Saluant avec l’adoption de cette PPL "une première étape pour doter notre pays d’une véritable stratégie ‘grand âge’", la ministre déléguée en charge du vieillissement, Fadila Khattabi, assure dans un communiqué que "d’autres textes suivront". Devant les députés, elle a déclaré vouloir désormais avancer sur "trois priorités" : la gouvernance ("pour clarifier la répartition des compétences entre l’État et les collectivités territoriales et notamment les départements"), le développement de l’habitat intermédiaire et le financement (en particulier pour répartir la charge entre l’État et la sécurité sociale). La ministre promet un "débat" au Parlement et "avec tous les Français" et s’engage "à en tirer toutes les conséquences législatives qui s’imposent". Plusieurs fois sommée par les députés de préciser ses propos, Fadila Khattabi évoque "des mesures législatives que nous pouvons préparer via les prochains projets de lois de finances".
La ministre cite plusieurs "avancées essentielles" contenues dans le texte qui vient d’être voté : la reconnaissance d’un droit de visite opposable en Ehpad, la possibilité encadré pour la personne de garder son animal de compagnie en Ehpad, l’attribution d’une carte de stationnement professionnelle aux aides à domicile à partir de 2025, l’aide de 100 millions d’euros pour mieux prendre en charge les frais de déplacement de ces aides à domicile, le renforcement du dispositif de lutte contre les maltraitances faites aux adultes vulnérables ou encore l’inscription dans la loi du service public départemental de l’autonomie (SPDA).

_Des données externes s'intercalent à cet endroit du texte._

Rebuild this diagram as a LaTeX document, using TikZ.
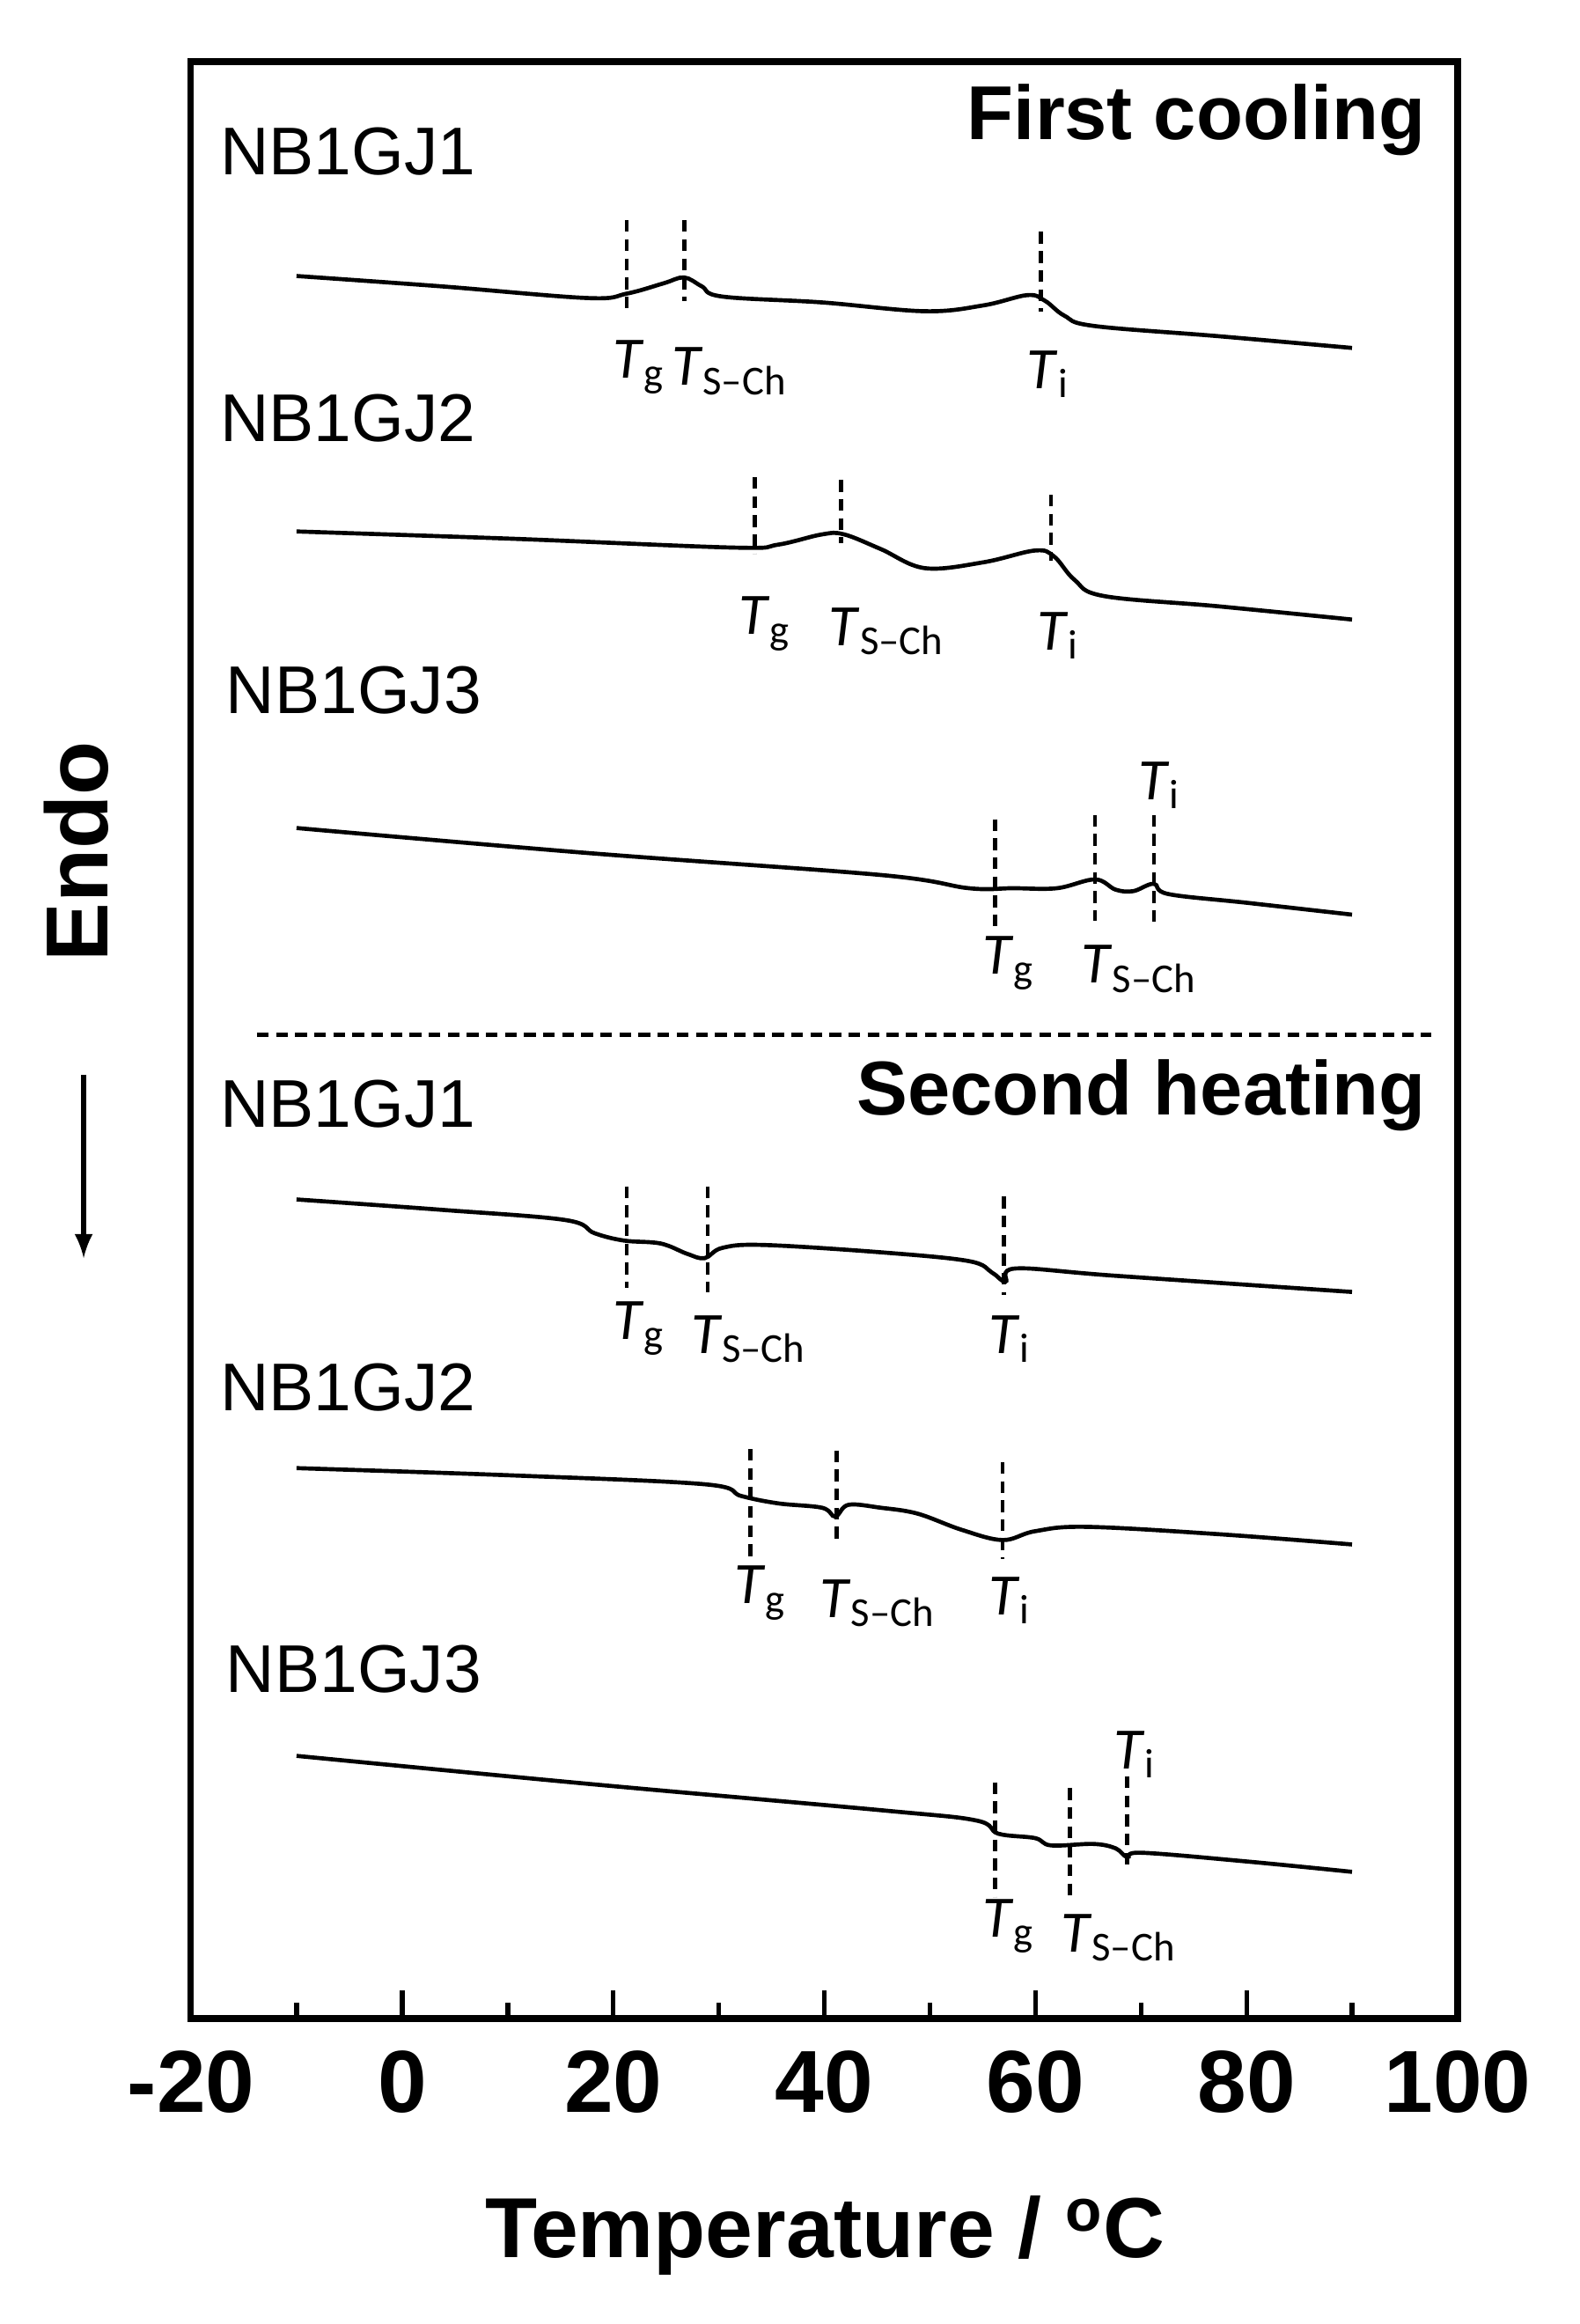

Dans un communiqué du 20 mars, l’Uniopss estime que, si "des mesures utiles, voire importantes" s’y trouvent, "cette loi ne répond en rien au cri d’alarme qu’expriment tous les acteurs non lucratifs, tout comme les structures publiques, toutes dans une situation de déficit budgétaire et de pénurie des métiers qui mettent en péril leur survie à court ou moyen terme". Le réseau souligne la nécessité "d’une vision pluriannuelle, organisationnelle et budgétaire, que seule une loi peut mettre en œuvre".
Prochaine et dernière étape pour la PPL Bien Vieillir : l’examen en vue de l’adoption définitive au Sénat, le 27 mars.